# Cat 420 hard shifting forward to reverse



## cmo18 (Mar 10, 2008)

Just got our new backhoe from auction and everything seems to work fine and it's in excellent shape

It's a 2004 cat 420d with 2700 hrs, manual shift 4 speed on the floor and f/r shuttle shift on the columb.

A local cat mech. Said it could be the solenoids, anybody else have any idea what would cause it to bang into forward or reverse?


----------



## johnhenry1933 (Feb 11, 2013)

I think the switches and solenoids are sealed in that unit. You would have to replace the entire group.


----------



## Brian Young (Aug 13, 2005)

Are there any U joints on the unit


----------



## cmo18 (Mar 10, 2008)

Yes there are u joint and they all seem tight. I had a cat tech over to the shop again and he seemed to believe it was normal

One new detail is the neutral switch on on the shifter and joystick sometimes works and sometimes down so we assume it's electrical


----------



## CAT 245ME (Sep 10, 2006)

cmo18;1889766 said:


> Yes there are u joint and they all seem tight.
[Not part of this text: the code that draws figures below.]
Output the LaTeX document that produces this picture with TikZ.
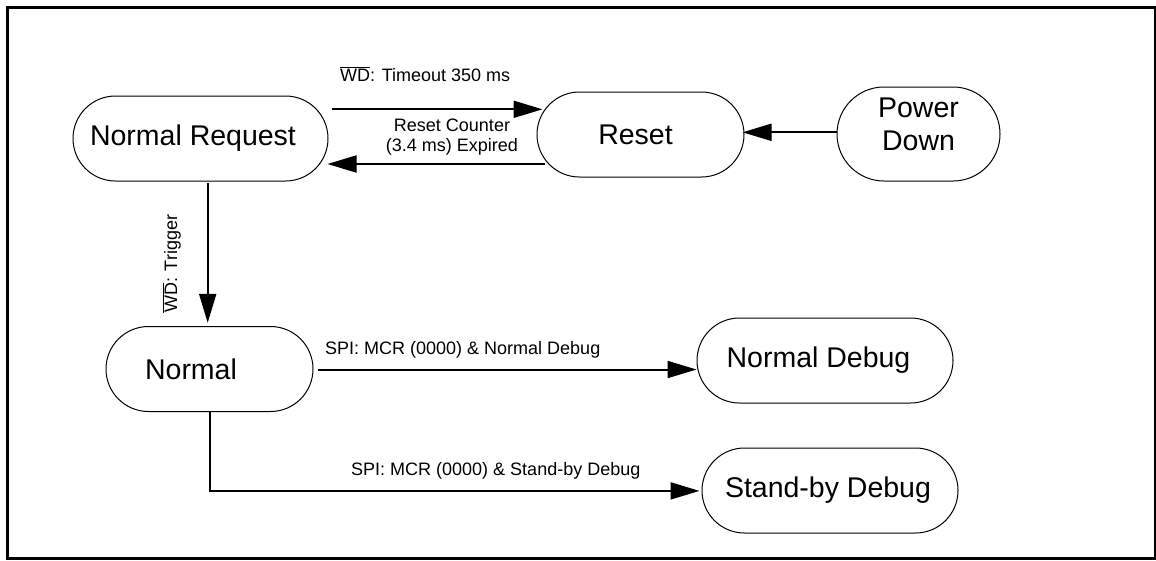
\documentclass[tikz,border=0pt]{standalone}
\usepackage{fontspec}
\setmainfont{Liberation Sans}
\usetikzlibrary{arrows.meta}
\newcommand{\bigf}{\fontsize{28.5}{32.6}\selectfont}
\newcommand{\smallf}{\fontsize{18}{20}\selectfont}
\newcommand{\wdbar}{$\overline{\hbox{WD}}$}
\tikzset{
  pill/.style={draw, line width=1pt, rectangle, inner sep=0pt, font=\bigf},
  arr/.style={line width=2pt, -{Triangle[length=29pt,width=17pt]}},
  lbl/.style={font=\smallf, inner sep=0pt},
}
\begin{document}
\begin{tikzpicture}[x=1pt,y=-1pt]
\useasboundingbox (0,0) rectangle (1156,560);
\draw[line width=2.5pt] (7.5,7.5) rectangle (1154.75,558.5);

\node[pill, minimum width=255pt, minimum height=85pt, rounded corners=42.5pt] (nr) at (200.5,138.5) {\hspace*{-15pt}Normal Request};
\node[pill, minimum width=207pt, minimum height=85pt, rounded corners=42.5pt] (rs) at (640.5,134.5) {\hspace*{-10pt}Reset};
\node[pill, minimum width=163pt, minimum height=94pt, rounded corners=47pt] (pd) at (918.5,134) {\raisebox{6.5pt}[\height][\depth]{\begin{tabular}{@{}c@{}}Power\\Down\end{tabular}}};
\node[pill, minimum width=207pt, minimum height=85pt, rounded corners=42.5pt] (nm) at (209.5,369) {\hspace*{-37pt}Normal};
\node[pill, minimum width=256pt, minimum height=85pt, rounded corners=42.5pt] (nd) at (825,360.5) {\hspace*{-13pt}Normal Debug};
\node[pill, minimum width=256pt, minimum height=85pt, rounded corners=42.5pt] (sd) at (830,490.5) {\hspace*{-4pt}Stand-by Debug};

\draw[arr, shorten <=3pt, shorten >=-6pt] (nr.east |- 0,109.3) -- (rs.west |- 0,109.3);
\draw[arr, shorten <=-8pt, shorten >=-1pt] (rs.west |- 0,164) -- (nr.east |- 0,164);
\draw[arr, shorten >=-2pt] (pd.west |- 0,132.3) -- (rs.east |- 0,132.3);
\draw[arr, shorten <=1.7pt, shorten >=3.2pt] (nr.south -| 207.7,0) -- (nm.north -| 207.7,0);
\draw[arr, shorten <=4pt] (nm.east |- 0,369.5) -- (nd.west |- 0,369.5);
\draw[arr, shorten >=2pt] (nm.south -| 210,0) |- (sd.west |- 0,490.9);

\node[lbl, anchor=base west] (l1) at (340,81) {\wdbar: Timeout 350 ms};
\node[lbl, align=center] (l2) at (452,137) {Reset Counter\\(3.4 ms) Expired};
\node[lbl, anchor=base west, rotate=90] (l3) at (177,313) {\wdbar: Trigger};
\node[lbl, anchor=base west] (l4) at (325,354) {SPI: MCR (0000) \& Normal Debug};
\node[lbl, anchor=base west] (l5) at (351,475.4) {SPI: MCR (0000) \& Stand-by Debug};
\end{tikzpicture}
\end{document}
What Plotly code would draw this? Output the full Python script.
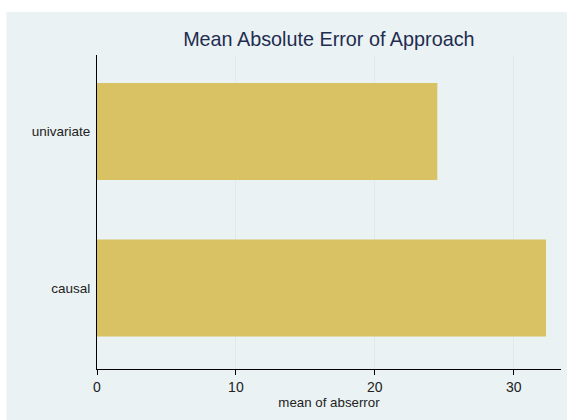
import plotly.graph_objects as go

categories = ["causal", "univariate"]
values = [32.33, 24.5]
x_ticks = [0, 10, 20, 30]

W, H = 567, 420
L, R, T, B = 97, 560.7, 55, 369

fig = go.Figure()
fig.add_trace(go.Bar(
    x=values, y=categories, orientation="h",
    marker=dict(color="#D8C264", line=dict(width=0)),
    width=0.62,
))

fig.update_layout(
    width=W, height=H,
    margin=dict(l=L, r=W - R, t=T, b=H - B, pad=0),
    paper_bgcolor="white",
    plot_bgcolor="white",
    showlegend=False,
    font=dict(family="Liberation Sans, Arial, sans-serif", color="#222222"),
    title=dict(text="Mean Absolute Error of Approach", x=(L + R) / 2 / W, xanchor="center",
               y=1 - 39 / H, yanchor="middle",
               font=dict(size=19.8, color="#1F2D50")),
    shapes=[dict(type="rect", xref="paper", yref="paper", layer="below",
                 x0=(6.5 - L) / (R - L), x1=(W - L) / (R - L) + 0.01,
                 y0=-(H - B + 2) / (B - T), y1=(B - 12) / (B - T),
                 fillcolor="#EAF2F3", line=dict(width=0))],
)

fig.update_xaxes(
    range=[0, (R - L) / 13.88], tickvals=x_ticks, ticktext=[str(v) for v in x_ticks],
    showgrid=True, gridcolor="#E0E9EE", gridwidth=1,
    showline=True, linecolor="black", linewidth=1,
    ticks="outside", ticklen=5, tickcolor="black", tickwidth=1,
    tickfont=dict(size=14, color="#222222"),
    title=dict(text="mean of abserror", font=dict(size=13.3, color="#222222"), standoff=2),
    zeroline=False,
)
fig.update_yaxes(
    range=[-0.518, 1.489], categoryorder="array", categoryarray=categories,
    showgrid=False, showline=True, linecolor="black", linewidth=1,
    ticks="", tickfont=dict(size=13.5, color="#222222"), ticklabelstandoff=3,
    zeroline=False,
)

fig.write_html("out.html", config={"displayModeBar": False},
               post_script="document.body.style.margin='0px';")
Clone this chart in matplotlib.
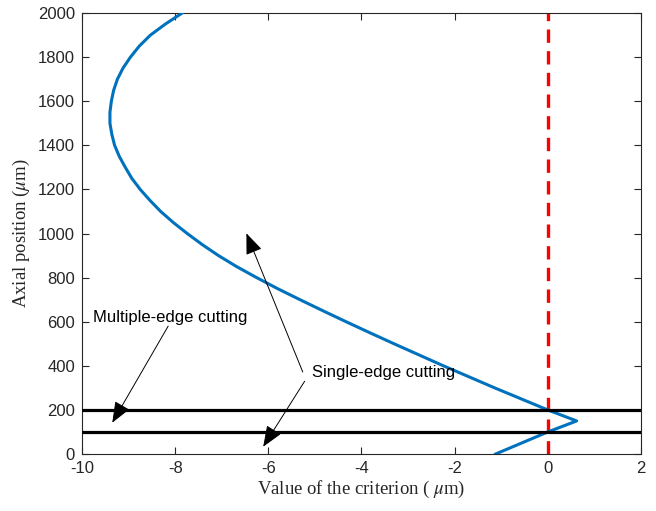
import numpy as np
import matplotlib.pyplot as plt

plt.rcParams['mathtext.fontset'] = 'stix'
plt.rcParams['axes.unicode_minus'] = False

# criterion curve (x in um, y = axial position in um)
crit_y = [0, 100, 150, 200, 250, 300, 350, 400, 450, 500, 550, 600, 650, 700, 750,
          800, 850, 900, 950, 1000, 1050, 1100, 1150, 1200, 1250, 1300, 1350, 1400,
          1450, 1500, 1550, 1600, 1650, 1700, 1750, 1800, 1850, 1900, 1950, 2000]
crit_x = [-1.12, 0.0, 0.62, 0.0, -0.57, -1.14, -1.69, -2.24, -2.77, -3.30, -3.82,
          -4.33, -4.83, -5.32, -5.80, -6.25, -6.68, -7.07, -7.42, -7.74, -8.04, -8.31,
          -8.54, -8.75, -8.93, -9.07, -9.2, -9.3, -9.36, -9.40, -9.40, -9.37, -9.32,
          -9.24, -9.12, -8.96, -8.77, -8.53, -8.21, -7.85]
edge_levels = [100, 200]
zero_x = 0

fig = plt.figure(figsize=(6.56, 5.11), dpi=100)
ax = fig.add_axes([0.125, 0.1115, 0.852, 0.863])

ax.plot(crit_x, crit_y, color='#0072BD', lw=2.2, zorder=3, solid_joinstyle='round')
ax.plot([zero_x, zero_x], [0, 2000], color='red', lw=2.4, ls=(0, (4, 2.5)), zorder=2)
for lev in edge_levels:
    ax.plot([-10, 2], [lev, lev], color='black', lw=2.3, zorder=4)

ax.set_xlim(-10, 2)
ax.set_ylim(0, 2000)
ax.set_xticks(np.arange(-10, 3, 2))
ax.set_yticks(np.arange(0, 2001, 200))
ax.tick_params(direction='in', top=True, right=True, length=5, width=0.8,
               colors='#262626', labelsize=12, pad=5)
for lab in ax.get_xticklabels() + ax.get_yticklabels():
    lab.set_family('Liberation Sans')
for s in ax.spines.values():
    s.set_color('#262626')
    s.set_linewidth(0.8)

ax.set_xlabel(r'Value of the criterion ( $\mu$m)', family='Liberation Serif',
              fontsize=13.5, color='#262626', labelpad=2)
ax.set_ylabel(r'Axial position ($\mu$m)', family='Liberation Serif',
              fontsize=13.5, color='#262626', labelpad=4)

arrow = dict(arrowstyle='-|>,head_length=1.0,head_width=0.4', color='black',
             lw=0.7, shrinkA=0, shrinkB=0, mutation_scale=13)
ax.text(-9.77, 620, 'Multiple-edge cutting', family='Liberation Sans', fontsize=12,
        va='center', ha='left')
ax.annotate('', xy=(-9.35, 142), xytext=(-8.15, 580), arrowprops=arrow)

ax.text(-5.07, 368, 'Single-edge cutting', family='Liberation Sans', fontsize=12,
        va='center', ha='left')
ax.annotate('', xy=(-6.47, 1001), xytext=(-5.26, 372), arrowprops=arrow)
ax.annotate('', xy=(-6.11, 33), xytext=(-5.22, 330), arrowprops=arrow)

fig.savefig('out.png', dpi=100)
I had a cat tech over to the shop again and he seemed to believe it was normal


I received my new 972H at work in 2011, it has always had a rough shift going from 2nd to 3rd or 3rd down to 2nd. Loader is nearing 7000hrs.

There is also a 1997 769D rock truck that shifts hard from 3rd to 4th or 4th down to 3rd, truck has close to 20,000 hrs on it. Transmission is original.

Seems to be somewhat common on Cat machines.


----------



## peteo1 (Jul 4, 2011)

Cat 420's shift pretty hard to begin with. If the cat tech was OK with it then I wouldn't worry. The guys at Caterpillar are some of the best around


----------



## rob_cook2001 (Nov 15, 2008)

When they shift soft it is time to worry lol


----------